Start of Record list
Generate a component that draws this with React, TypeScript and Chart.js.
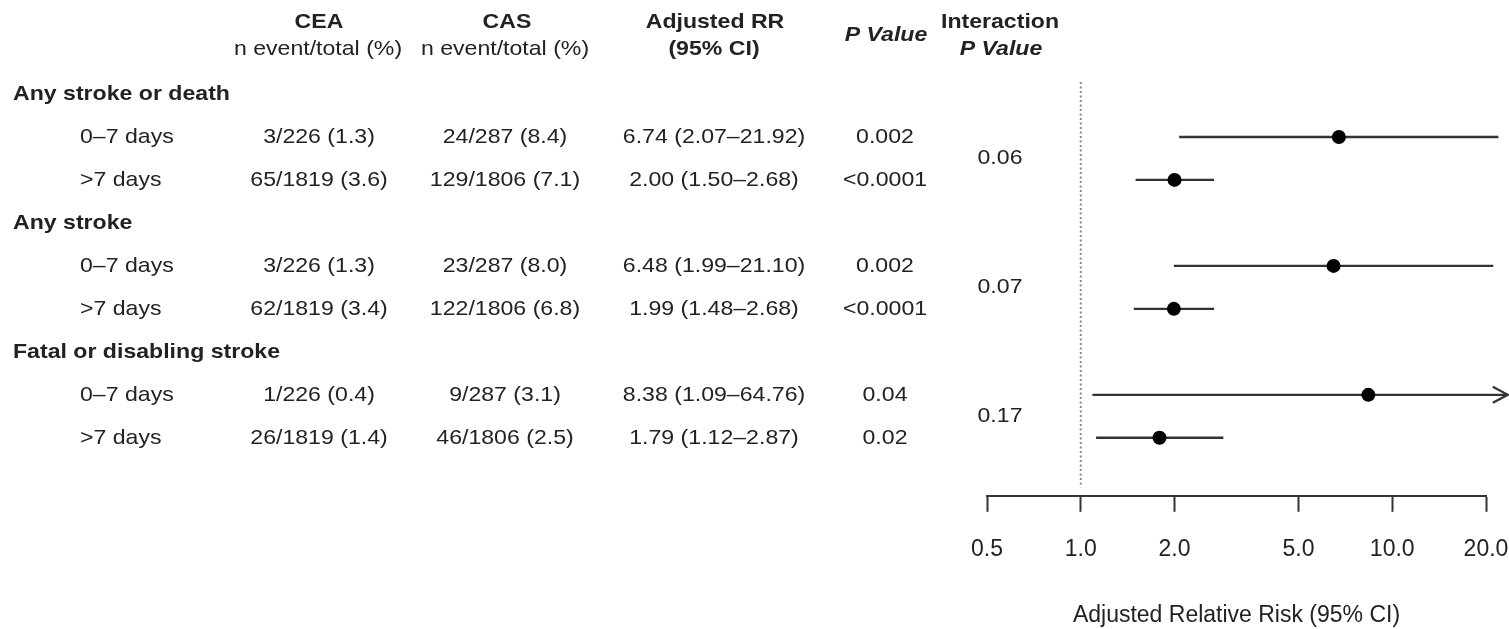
import React, { useEffect, useRef } from 'react';
import { Chart, registerables } from 'chart.js';

Chart.register(...registerables);

// ---------- data ----------
const groups = ['Any stroke or death', 'Any stroke', 'Fatal or disabling stroke'];
const periods = ['0–7 days', '>7 days'];
const ceaText = ['3/226 (1.3)', '65/1819 (3.6)', '3/226 (1.3)', '62/1819 (3.4)', '1/226 (0.4)', '26/1819 (1.4)'];
const casText = ['24/287 (8.4)', '129/1806 (7.1)', '23/287 (8.0)', '122/1806 (6.8)', '9/287 (3.1)', '46/1806 (2.5)'];
const rr = [6.74, 2.0, 6.48, 1.99, 8.38, 1.79];
const lower = [2.07, 1.5, 1.99, 1.48, 1.09, 1.12];
const upper = [21.92, 2.68, 21.1, 2.68, 64.76, 2.87];
const pValues = ['0.002', '<0.0001', '0.002', '<0.0001', '0.04', '0.02'];
const interactionP = ['0.06', '0.07', '0.17'];
const tickValues = [0.5, 1, 2, 5, 10, 20];
const clipUpper = 23.5; // CIs beyond this are drawn with an arrow
const refValue = 1;

// ---------- layout helpers ----------
const rowOf = (i: number) => 3 * Math.floor(i / 2) + 1 + (i % 2);
const groupRow = (g: number) => 3 * g;
const FONT = '"Liberation Sans", Arial, Helvetica, sans-serif';
const SX = 1.1;
const TEXT = '#222';
const LINE = '#333';

const tablePlugin = {
  id: 'forestTable',
  afterDraw(chart: any) {
    const ctx = chart.ctx as CanvasRenderingContext2D;
    const ys = chart.scales.y;
    const txt = (s: string, x: number, r: number, align: CanvasTextAlign, weight = 'normal', style = 'normal') => {
      ctx.save();
      ctx.font = `${style} ${weight} 21px ${FONT}`;
      ctx.fillStyle = TEXT;
      ctx.textBaseline = 'middle';
      ctx.textAlign = align;
      ctx.translate(x, ys.getPixelForValue(r));
      ctx.scale(SX, 1);
      ctx.fillText(s, 0, 0);
      ctx.restore();
    };
    // headers
    txt('CEA', 319, -1.68, 'center', 'bold');
    txt('n event/total (%)', 318, -1.04, 'center');
    txt('CAS', 507, -1.68, 'center', 'bold');
    txt('n event/total (%)', 505, -1.04, 'center');
    txt('Adjusted RR', 715, -1.68, 'center', 'bold');
    txt('(95% CI)', 714, -1.04, 'center', 'bold');
    txt('P Value', 886, -1.36, 'center', 'bold', 'italic');
    txt('Interaction', 1000, -1.68, 'center', 'bold');
    txt('P Value', 1001, -1.04, 'center', 'bold', 'italic');

    groups.forEach((g, gi) => {
      txt(g, 13, groupRow(gi), 'left', 'bold');
      txt(interactionP[gi], 1000, groupRow(gi) + 1.5, 'center');
    });
    rr.forEach((v, i) => {
      const r = rowOf(i);
      txt(periods[i % 2], 80, r, 'left');
      txt(ceaText[i], 319, r, 'center');
      txt(casText[i], 505, r, 'center');
      txt(`${v.toFixed(2)} (${lower[i].toFixed(2)}–${upper[i].toFixed(2)})`, 714, r, 'center');
      txt(pValues[i], 885, r, 'center');
    });
  },
  afterDatasetsDraw(chart: any) {
    const ctx = chart.ctx as CanvasRenderingContext2D;
    const xs = chart.scales.x;
    const ys = chart.scales.y;
    upper.forEach((u, i) => {
      if (u <= clipUpper) return;
      const x = xs.getPixelForValue(clipUpper);
      const y = ys.getPixelForValue(rowOf(i));
      ctx.save();
      ctx.strokeStyle = LINE;
      ctx.lineWidth = 2.2;
      ctx.beginPath();
      ctx.moveTo(x - 15, y - 8);
      ctx.lineTo(x, y);
      ctx.lineTo(x - 15, y + 8);
      ctx.stroke();
      ctx.restore();
    });
  },
};

export default function App() {
  const ref = useRef<HTMLCanvasElement | null>(null);
  useEffect(() => {
    if (!ref.current) return;
    const ciSets = rr.map((_, i) => ({
      type: 'line' as const,
      data: [
        { x: lower[i], y: rowOf(i) },
        { x: Math.min(upper[i], clipUpper), y: rowOf(i) },
      ],
      borderColor: LINE,
      borderWidth: 2.4,
      pointRadius: 0,
      clip: false as any,
    }));
    const chart = new Chart(ref.current, {
      type: 'scatter',
      data: {
        datasets: [
          {
            type: 'scatter',
            data: rr.map((v, i) => ({ x: v, y: rowOf(i) })),
            backgroundColor: '#000',
            borderColor: '#000',
            borderWidth: 0,
            pointRadius: 7,
            clip: false as any,
          },
          ...ciSets,
          {
            type: 'line',
            data: [
              { x: refValue, y: -0.28 },
              { x: refValue, y: 9.15 },
            ],
            borderColor: '#8a8a8a',
            borderWidth: 2,
            borderDash: [2, 2.5],
            pointRadius: 0,
            clip: false as any,
          },
        ] as any,
      },
      options: {
        animation: false,
        responsive: false,
        devicePixelRatio: 1,
        layout: { autoPadding: false, padding: { left: 987, right: 0, top: 0, bottom: 0 } },
        plugins: { legend: { display: false }, tooltip: { enabled: false } },
        scales: {
          x: {
            type: 'logarithmic',
            min: 0.5,
            max: 20,
            afterBuildTicks: (scale: any) => {
              scale.ticks = tickValues.map((v) => ({ value: v }));
            },
            afterFit: (scale: any) => {
              scale.paddingRight = 23;
              scale.paddingLeft = 0;
            },
            ticks: {
              autoSkip: false,
              maxRotation: 0,
              padding: 24,
              color: TEXT,
              font: { family: FONT, size: 23 },
              callback: (v: any) => Number(v).toFixed(1),
            },
            grid: {
              display: true,
              drawOnChartArea: false,
              drawTicks: true,
              tickLength: 16,
              tickWidth: 2,
              tickColor: LINE,
            },
            border: { display: true, color: LINE, width: 2 },
            title: {
              display: true,
              text: 'Adjusted Relative Risk (95% CI)',
              color: TEXT,
              font: { family: FONT, size: 23 },
              padding: { top: 14, bottom: 0 },
            },
          },
          y: {
            type: 'linear',
            reverse: true,
            min: -2.186,
            max: 9.349,
            display: false,
          },
        },
      } as any,
      plugins: [tablePlugin],
    });
    return () => chart.destroy();
  }, []);
  return (
    <div style={{ position: 'absolute', left: 0, top: 0, width: 1509, height: 629, background: '#fff' }}>
      <canvas ref={ref} width={1509} height={629} style={{ display: 'block' }} />
    </div>
  );
}
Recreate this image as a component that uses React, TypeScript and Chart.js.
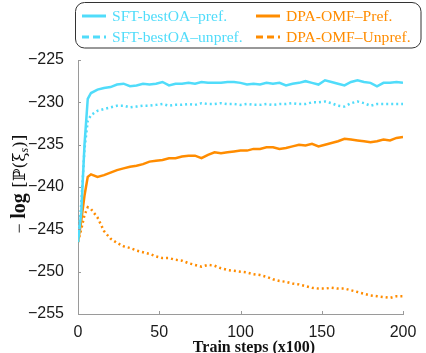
import React, { useEffect, useRef } from "react";
import { Chart, registerables } from "chart.js";

Chart.register(...registerables);

const steps = [0, 2, 4, 6, 8, 12, 16, 20, 24, 28, 32, 36, 40, 44, 48, 52, 56, 60, 64, 68, 72, 76, 80, 84, 88, 92, 96, 100, 104, 108, 112, 116, 120, 124, 128, 132, 136, 140, 144, 148, 152, 156, 160, 164, 168, 172, 176, 180, 184, 188, 192, 196, 200];

const sftPref = [-246.5, -243, -235, -229.6, -228.9, -228.5, -228.3, -228.2, -227.9, -227.8, -228.1, -228.0, -227.8, -227.9, -227.8, -227.6, -228.0, -227.8, -227.8, -227.7, -227.8, -227.6, -227.7, -227.7, -227.7, -227.6, -227.6, -227.7, -227.9, -227.8, -227.9, -227.7, -227.8, -227.7, -228.0, -227.8, -227.7, -227.5, -227.7, -227.9, -227.4, -227.6, -227.8, -228.0, -227.6, -227.4, -227.6, -227.7, -228.1, -227.7, -227.7, -227.6, -227.7];

const sftUnpref = [-246.5, -242, -235.5, -232.2, -231.5, -231.0, -230.8, -230.6, -230.4, -230.4, -230.6, -230.5, -230.4, -230.4, -230.3, -230.2, -230.4, -230.3, -230.3, -230.2, -230.3, -230.1, -230.2, -230.2, -230.1, -230.2, -230.2, -230.3, -230.2, -230.3, -230.3, -230.2, -230.3, -230.2, -230.2, -230.1, -230.2, -230.2, -230.0, -230.0, -229.9, -230.1, -230.4, -230.5, -230.1, -229.9, -230.1, -230.4, -230.2, -230.2, -230.2, -230.2, -230.2];

const dpaPref = [-246.5, -244, -241, -238.8, -238.5, -238.8, -238.6, -238.3, -238.0, -237.8, -237.6, -237.5, -237.3, -237.0, -236.9, -236.8, -236.6, -236.6, -236.4, -236.3, -236.3, -236.6, -236.2, -235.9, -236.0, -235.9, -235.8, -235.7, -235.7, -235.5, -235.5, -235.3, -235.3, -235.5, -235.4, -235.2, -235.0, -235.1, -234.9, -235.2, -235.0, -234.8, -234.6, -234.3, -234.4, -234.5, -234.6, -234.7, -234.6, -234.4, -234.5, -234.2, -234.1];

const dpaUnpref = [-246.5, -245, -243.3, -242.4, -242.6, -243.6, -245.2, -246.1, -246.6, -247.0, -247.2, -247.5, -247.7, -247.9, -248.2, -248.4, -248.4, -248.6, -248.7, -249.0, -249.2, -249.4, -249.2, -249.3, -249.6, -249.8, -249.9, -250.0, -250.1, -250.3, -250.4, -250.6, -250.9, -251.1, -251.2, -251.4, -251.5, -251.7, -251.9, -252.0, -252.0, -251.9, -252.0, -252.0, -252.2, -252.4, -252.6, -252.8, -252.9, -253.0, -253.1, -252.9, -252.9];

const seriesLabels = ["SFT-bestOA\u2013pref.", "SFT-bestOA\u2013unpref.", "DPA-OMF\u2013Pref.", "DPA-OMF\u2013Unpref."];
const xTitle = "Train steps (x100)";

const CYAN = "#50DCFA";
const ORANGE = "#FF8C00";

const toPts = (ys: number[]) => ys.map((y, i) => ({ x: steps[i], y }));

const decorPlugin = {
  id: "decor",
  afterDraw(chart: any) {
    const ctx = chart.ctx;
    const area = chart.chartArea;
    const xs = chart.scales.x;
    const ys = chart.scales.y;
    ctx.save();
    // inward ticks
    ctx.strokeStyle = "#9a9a9a";
    ctx.lineWidth = 1;
    ctx.beginPath();
    xs.ticks.forEach((t: any) => {
      const px = Math.round(xs.getPixelForValue(t.value)) + 0.5;
      ctx.moveTo(px, area.bottom);
      ctx.lineTo(px, area.bottom - 3);
    });
    ys.ticks.forEach((t: any) => {
      const py = Math.round(ys.getPixelForValue(t.value)) + 0.5;
      ctx.moveTo(area.left, py);
      ctx.lineTo(area.left + 3, py);
    });
    ctx.stroke();

    // x title
    ctx.fillStyle = "#111";
    ctx.font = "bold 16px 'Liberation Serif', serif";
    ctx.textAlign = "center";
    ctx.textBaseline = "alphabetic";
    ctx.fillText(xTitle, 254, 352);

    // y title (rotated, mixed fonts)
    ctx.save();
    ctx.translate(19, 184);
    ctx.rotate(-Math.PI / 2);
    const parts: [string, string, number][] = [
      ["\u2212 ", "18px 'Liberation Serif', serif", 0],
      ["log", "bold 20px 'Liberation Serif', serif", 0],
      [" [\u2119(\u03BE", "17px 'DejaVu Serif', serif", 0],
      ["s", "italic 12px 'Liberation Serif', serif", 3],
      [")]", "17px 'DejaVu Serif', serif", 0],
    ];
    let total = 0;
    parts.forEach(([s, f]) => {
      ctx.font = f;
      total += ctx.measureText(s).width;
    });
    let cx = -total / 2;
    ctx.textAlign = "left";
    ctx.textBaseline = "alphabetic";
    parts.forEach(([s, f, dy]) => {
      ctx.font = f;
      ctx.fillText(s, cx, 6 + dy);
      cx += ctx.measureText(s).width;
    });
    ctx.restore();

    // legend box
    const bx = 75.5, by = 2.5, bw = 345.5, bh = 45.5, r = 9;
    ctx.beginPath();
    ctx.moveTo(bx + r, by);
    ctx.lineTo(bx + bw - r, by);
    ctx.arcTo(bx + bw, by, bx + bw, by + r, r);
    ctx.lineTo(bx + bw, by + bh - r);
    ctx.arcTo(bx + bw, by + bh, bx + bw - r, by + bh, r);
    ctx.lineTo(bx + r, by + bh);
    ctx.arcTo(bx, by + bh, bx, by + bh - r, r);
    ctx.lineTo(bx, by + r);
    ctx.arcTo(bx, by, bx + r, by, r);
    ctx.closePath();
    ctx.fillStyle = "#fff";
    ctx.fill();
    ctx.strokeStyle = "#333";
    ctx.lineWidth = 1;
    ctx.stroke();

    const items = [
      { label: seriesLabels[0], color: CYAN, dash: [] as number[], x: 82, y: 16 },
      { label: seriesLabels[1], color: CYAN, dash: [7, 4], x: 82, y: 37 },
      { label: seriesLabels[2], color: ORANGE, dash: [] as number[], x: 256, y: 16 },
      { label: seriesLabels[3], color: ORANGE, dash: [7, 4], x: 256, y: 37 },
    ];
    items.forEach((it) => {
      ctx.beginPath();
      ctx.setLineDash(it.dash);
      ctx.strokeStyle = it.color;
      ctx.lineWidth = 3;
      ctx.moveTo(it.x, it.y);
      ctx.lineTo(it.x + 24, it.y);
      ctx.stroke();
      ctx.setLineDash([]);
      ctx.fillStyle = it.color;
      ctx.font = "15.6px 'Liberation Serif', serif";
      ctx.textAlign = "left";
      ctx.textBaseline = "middle";
      ctx.fillText(it.label, it.x + 30, it.y + 1);
    });
    ctx.restore();
  },
};

const tickFont = { family: "'Liberation Sans', sans-serif", size: 16 };
const fmt = (v: any) => String(v).replace("-", "\u2212");

export default function App() {
  const ref = useRef<HTMLCanvasElement | null>(null);
  useEffect(() => {
    document.body.style.margin = "0";
    const canvas = ref.current;
    if (!canvas) return;
    const chart = new Chart(canvas, {
      type: "line",
      data: {
        datasets: [
          { label: seriesLabels[0], data: toPts(sftPref), borderColor: CYAN, borderWidth: 2.5, pointRadius: 0, tension: 0 },
          { label: seriesLabels[1], data: toPts(sftUnpref), borderColor: CYAN, borderWidth: 2.5, borderDash: [2, 3], pointRadius: 0, tension: 0 },
          { label: seriesLabels[2], data: toPts(dpaPref), borderColor: ORANGE, borderWidth: 2.5, pointRadius: 0, tension: 0 },
          { label: seriesLabels[3], data: toPts(dpaUnpref), borderColor: ORANGE, borderWidth: 2.5, borderDash: [2, 3], pointRadius: 0, tension: 0 },
        ],
      },
      options: {
        animation: false,
        responsive: false,
        devicePixelRatio: 1,
        layout: { padding: { left: 0, right: 23, top: 60, bottom: 0 } },
        plugins: { legend: { display: false }, tooltip: { enabled: false } },
        scales: {
          x: {
            type: "linear",
            min: 0,
            max: 200,
            grid: { display: false },
            border: { display: true, color: "#9a9a9a", width: 1 },
            ticks: { stepSize: 50, padding: 1, color: "#1a1a1a", font: tickFont, callback: fmt },
            afterFit: (s: any) => { s.height = 39; },
          },
          y: {
            type: "linear",
            min: -255,
            max: -225,
            grid: { display: false },
            border: { display: true, color: "#9a9a9a", width: 1 },
            ticks: { stepSize: 5, padding: 6, color: "#1a1a1a", font: tickFont, callback: fmt },
            afterFit: (s: any) => { s.width = 78; },
          },
        },
      },
      plugins: [decorPlugin],
    } as any);
    return () => chart.destroy();
  }, []);
  return (
    <div style={{ width: 426, height: 353 }}>
      <canvas ref={ref} width={426} height={353} style={{ display: "block" }} />
    </div>
  );
}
End of Record list
**Work to do:**
Retype exactly the lines from the one with "Recreate this image" through the one with "192, 196, 200];", both included, and nothing else; leave out the pictures.

**Task response:**
Recreate this image as a component that uses React, TypeScript and Chart.js.
import React, { useEffect, useRef } from "react";
import { Chart, registerables } from "chart.js";

Chart.register(...registerables);

const steps = [0, 2, 4, 6, 8, 12, 16, 20, 24, 28, 32, 36, 40, 44, 48, 52, 56, 60, 64, 68, 72, 76, 80, 84, 88, 92, 96, 100, 104, 108, 112, 116, 120, 124, 128, 132, 136, 140, 144, 148, 152, 156, 160, 164, 168, 172, 176, 180, 184, 188, 192, 196, 200];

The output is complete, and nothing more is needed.